BEGIN

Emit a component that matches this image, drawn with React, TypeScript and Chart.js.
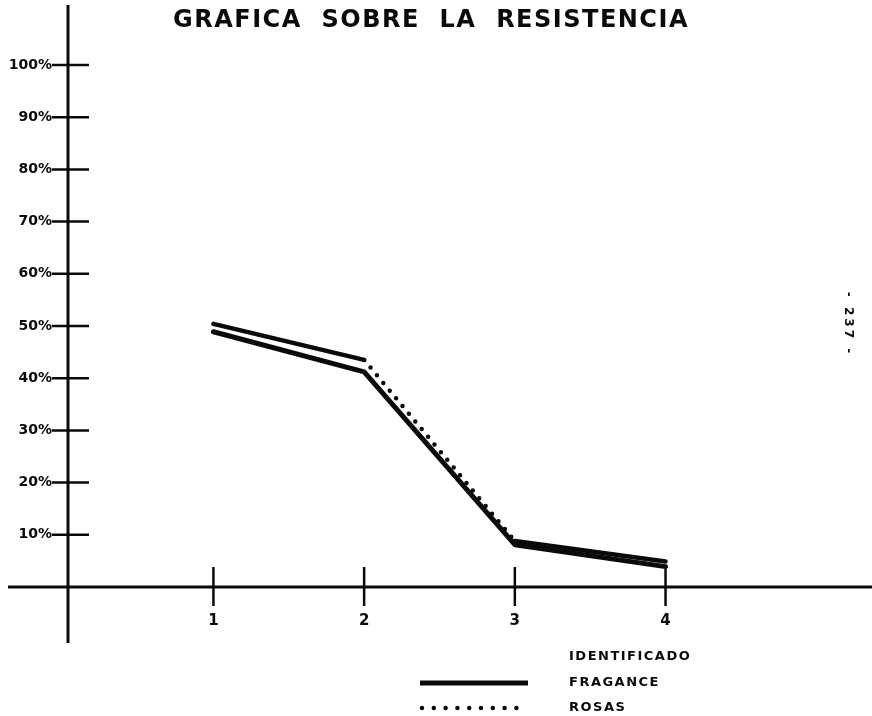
import React, { useEffect, useRef } from 'react';
import { Chart, registerables } from 'chart.js';

Chart.register(...registerables);

const TITLE = 'GRAFICA  SOBRE  LA  RESISTENCIA';
const CATEGORIES = [1, 2, 3, 4];
const Y_TICKS = [10, 20, 30, 40, 50, 60, 70, 80, 90, 100];
const FRAGANCE = [48.9, 41.2, 8.1, 3.9];
const ROSAS = [50.4, 43.5, 8.8, 4.9];
const SERIES_NAMES = ['FRAGANCE', 'ROSAS'];
const LEGEND_TITLE = 'IDENTIFICADO';
const PAGE_NOTE = '- 237 -';

const FONT = "'DejaVu Sans', sans-serif";
const INK = '#0a0a0a';

const decorPlugin = {
  id: 'decor',
  beforeDatasetsDraw(chart: any) {
    const { ctx, chartArea, scales, width } = chart;
    const xs = scales.x;
    const ys = scales.y;
    const x0 = chartArea.left;
    const y0 = ys.getPixelForValue(0);
    ctx.save();
    ctx.strokeStyle = INK;
    ctx.lineCap = 'butt';
    // axes (extended beyond chart area, like the hand drawing)
    ctx.lineWidth = 3;
    ctx.beginPath();
    ctx.moveTo(x0, 5);
    ctx.lineTo(x0, 643);
    ctx.moveTo(8, y0);
    ctx.lineTo(width, y0);
    ctx.stroke();
    // y tick marks crossing the axis
    ctx.lineWidth = 2.5;
    ctx.beginPath();
    Y_TICKS.forEach((v) => {
      const py = ys.getPixelForValue(v);
      ctx.moveTo(x0 - 16, py);
      ctx.lineTo(x0 + 21, py);
    });
    // x tick marks crossing the axis
    CATEGORIES.forEach((c) => {
      const px = xs.getPixelForValue(c);
      ctx.moveTo(px, y0 - 20);
      ctx.lineTo(px, y0 + 19);
    });
    ctx.stroke();
    ctx.restore();
  },
  afterDraw(chart: any) {
    const { ctx } = chart;
    ctx.save();
    ctx.fillStyle = INK;
    // title
    ctx.font = `bold 24px ${FONT}`;
    (ctx as any).letterSpacing = '1.5px';
    ctx.textAlign = 'center';
    ctx.textBaseline = 'middle';
    ctx.fillText(TITLE, 431, 21);

    // legend
    (ctx as any).letterSpacing = '1.5px';
    ctx.font = `bold 13px ${FONT}`;
    ctx.textAlign = 'left';
    ctx.fillText(LEGEND_TITLE, 569, 657);
    const rows = [683, 708];
    chart.data.datasets.forEach((ds: any, i: number) => {
      const y = rows[i];
      ctx.save();
      ctx.strokeStyle = ds.borderColor;
      ctx.lineWidth = i === 0 ? 5 : 4.5;
      ctx.lineCap = i === 0 ? 'butt' : 'round';
      ctx.setLineDash(i === 0 ? [] : [0, 11.8]);
      ctx.beginPath();
      ctx.moveTo(i === 0 ? 420 : 422, y);
      ctx.lineTo(528, y);
      ctx.stroke();
      ctx.restore();
      ctx.fillText(ds.label, 569, y);
    });

    // page number, written sideways
    ctx.translate(848, 324);
    ctx.rotate(Math.PI / 2);
    ctx.font = `bold 12px ${FONT}`;
    (ctx as any).letterSpacing = '3px';
    ctx.textAlign = 'center';
    ctx.fillText(PAGE_NOTE, 0, 0);
    ctx.restore();
  },
};

export default function App() {
  const ref = useRef<HTMLCanvasElement | null>(null);

  useEffect(() => {
    if (!ref.current) return;
    const chart = new Chart(ref.current, {
      type: 'line',
      data: {
        datasets: [
          {
            label: SERIES_NAMES[0],
            data: CATEGORIES.map((c, i) => ({ x: c, y: FRAGANCE[i] })),
            borderColor: INK,
            borderWidth: 5,
            borderCapStyle: 'round',
            borderJoinStyle: 'round',
            pointRadius: 0,
            tension: 0,
          },
          {
            label: SERIES_NAMES[1],
            data: CATEGORIES.map((c, i) => ({ x: c, y: ROSAS[i] })),
            borderColor: INK,
            borderWidth: 4.5,
            borderCapStyle: 'round',
            borderJoinStyle: 'round',
            borderDash: [0, 10],
            pointRadius: 0,
            tension: 0,
            segment: {
              borderDash: (c: any) => (c.p0DataIndex === 0 || c.p0DataIndex === 2 ? [] : undefined),
            },
          },
        ],
      },
      options: {
        responsive: false,
        animation: false,
        events: [],
        layout: { padding: { top: 65, left: 0, right: 0, bottom: 0 } },
        plugins: {
          legend: { display: false },
          title: { display: false },
          tooltip: { enabled: false },
        },
        scales: {
          x: {
            type: 'linear',
            min: 0.035,
            max: 5.37,
            grid: { display: false, drawTicks: false },
            border: { display: false },
            afterBuildTicks: (s: any) => {
              s.ticks = CATEGORIES.map((v) => ({ value: v }));
            },
            afterFit: (s: any) => {
              s.height = 129;
            },
            ticks: {
              padding: 25,
              maxRotation: 0,
              autoSkip: false,
              color: INK,
              font: { family: FONT, weight: 'bold', size: 15 },
              callback: (v: any) => String(v),
            },
          },
          y: {
            type: 'linear',
            min: 0,
            max: 100,
            grid: { display: false, drawTicks: false },
            border: { display: false },
            afterFit: (s: any) => {
              s.width = 68;
            },
            ticks: {
              stepSize: 10,
              padding: 16,
              color: INK,
              font: { family: FONT, weight: 'bold', size: 14 },
              callback: (v: any) => (v === 0 ? '' : `${v}%`),
            },
          },
        },
      },
      plugins: [decorPlugin],
    } as any);
    return () => chart.destroy();
  }, []);

  return (
    <div style={{ position: 'fixed', left: 0, top: 0, width: 872, height: 716, background: '#fff' }}>
      <canvas ref={ref} width={872} height={716} />
    </div>
  );
}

END

• [PROBLEM TO SOLVE]: The listing above must be printed again exactly, minus its pictures.

• [SOLUTION BELOW]:
Emit a component that matches this image, drawn with React, TypeScript and Chart.js.
import React, { useEffect, useRef } from 'react';
import { Chart, registerables } from 'chart.js';

Chart.register(...registerables);

const TITLE = 'GRAFICA  SOBRE  LA  RESISTENCIA';
const CATEGORIES = [1, 2, 3, 4];
const Y_TICKS = [10, 20, 30, 40, 50, 60, 70, 80, 90, 100];
const FRAGANCE = [48.9, 41.2, 8.1, 3.9];
const ROSAS = [50.4, 43.5, 8.8, 4.9];
const SERIES_NAMES = ['FRAGANCE', 'ROSAS'];
const LEGEND_TITLE = 'IDENTIFICADO';
const PAGE_NOTE = '- 237 -';

const FONT = "'DejaVu Sans', sans-serif";
const INK = '#0a0a0a';

const decorPlugin = {
  id: 'decor',
  beforeDatasetsDraw(chart: any) {
    const { ctx, chartArea, scales, width } = chart;
    const xs = scales.x;
    const ys = scales.y;
    const x0 = chartArea.left;
    const y0 = ys.getPixelForValue(0);
    ctx.save();
    ctx.strokeStyle = INK;
    ctx.lineCap = 'butt';
    // axes (extended beyond chart area, like the hand drawing)
    ctx.lineWidth = 3;
    ctx.beginPath();
    ctx.moveTo(x0, 5);
    ctx.lineTo(x0, 643);
    ctx.moveTo(8, y0);
    ctx.lineTo(width, y0);
    ctx.stroke();
    // y tick marks crossing the axis
    ctx.lineWidth = 2.5;
    ctx.beginPath();
    Y_TICKS.forEach((v) => {
      const py = ys.getPixelForValue(v);
      ctx.moveTo(x0 - 16, py);
      ctx.lineTo(x0 + 21, py);
    });
    // x tick marks crossing the axis
    CATEGORIES.forEach((c) => {
      const px = xs.getPixelForValue(c);
      ctx.moveTo(px, y0 - 20);
      ctx.lineTo(px, y0 + 19);
    });
    ctx.stroke();
    ctx.restore();
  },
  afterDraw(chart: any) {
    const { ctx } = chart;
    ctx.save();
    ctx.fillStyle = INK;
    // title
    ctx.font = `bold 24px ${FONT}`;
    (ctx as any).letterSpacing = '1.5px';
    ctx.textAlign = 'center';
    ctx.textBaseline = 'middle';
    ctx.fillText(TITLE, 431, 21);

    // legend
    (ctx as any).letterSpacing = '1.5px';
    ctx.font = `bold 13px ${FONT}`;
    ctx.textAlign = 'left';
    ctx.fillText(LEGEND_TITLE, 569, 657);
    const rows = [683, 708];
    chart.data.datasets.forEach((ds: any, i: number) => {
      const y = rows[i];
      ctx.save();
      ctx.strokeStyle = ds.borderColor;
      ctx.lineWidth = i === 0 ? 5 : 4.5;
      ctx.lineCap = i === 0 ? 'butt' : 'round';
      ctx.setLineDash(i === 0 ? [] : [0, 11.8]);
      ctx.beginPath();
      ctx.moveTo(i === 0 ? 420 : 422, y);
      ctx.lineTo(528, y);
      ctx.stroke();
      ctx.restore();
      ctx.fillText(ds.label, 569, y);
    });

    // page number, written sideways
    ctx.translate(848, 324);
    ctx.rotate(Math.PI / 2);
    ctx.font = `bold 12px ${FONT}`;
    (ctx as any).letterSpacing = '3px';
    ctx.textAlign = 'center';
    ctx.fillText(PAGE_NOTE, 0, 0);
    ctx.restore();
  },
};

export default function App() {
  const ref = useRef<HTMLCanvasElement | null>(null);

  useEffect(() => {
    if (!ref.current) return;
    const chart = new Chart(ref.current, {
      type: 'line',
      data: {
        datasets: [
          {
            label: SERIES_NAMES[0],
            data: CATEGORIES.map((c, i) => ({ x: c, y: FRAGANCE[i] })),
            borderColor: INK,
            borderWidth: 5,
            borderCapStyle: 'round',
            borderJoinStyle: 'round',
            pointRadius: 0,
            tension: 0,
          },
          {
            label: SERIES_NAMES[1],
            data: CATEGORIES.map((c, i) => ({ x: c, y: ROSAS[i] })),
            borderColor: INK,
            borderWidth: 4.5,
            borderCapStyle: 'round',
            borderJoinStyle: 'round',
            borderDash: [0, 10],
            pointRadius: 0,
            tension: 0,
            segment: {
              borderDash: (c: any) => (c.p0DataIndex === 0 || c.p0DataIndex === 2 ? [] : undefined),
            },
          },
        ],
      },
      options: {
        responsive: false,
        animation: false,
        events: [],
        layout: { padding: { top: 65, left: 0, right: 0, bottom: 0 } },
        plugins: {
          legend: { display: false },
          title: { display: false },
          tooltip: { enabled: false },
        },
        scales: {
          x: {
            type: 'linear',
            min: 0.035,
            max: 5.37,
            grid: { display: false, drawTicks: false },
            border: { display: false },
            afterBuildTicks: (s: any) => {
              s.ticks = CATEGORIES.map((v) => ({ value: v }));
            },
            afterFit: (s: any) => {
              s.height = 129;
            },
            ticks: {
              padding: 25,
              maxRotation: 0,
              autoSkip: false,
              color: INK,
              font: { family: FONT, weight: 'bold', size: 15 },
              callback: (v: any) => String(v),
            },
          },
          y: {
            type: 'linear',
            min: 0,
            max: 100,
            grid: { display: false, drawTicks: false },
            border: { display: false },
            afterFit: (s: any) => {
              s.width = 68;
            },
            ticks: {
              stepSize: 10,
              padding: 16,
              color: INK,
              font: { family: FONT, weight: 'bold', size: 14 },
              callback: (v: any) => (v === 0 ? '' : `${v}%`),
            },
          },
        },
      },
      plugins: [decorPlugin],
    } as any);
    return () => chart.destroy();
  }, []);

  return (
    <div style={{ position: 'fixed', left: 0, top: 0, width: 872, height: 716, background: '#fff' }}>
      <canvas ref={ref} width={872} height={716} />
    </div>
  );
}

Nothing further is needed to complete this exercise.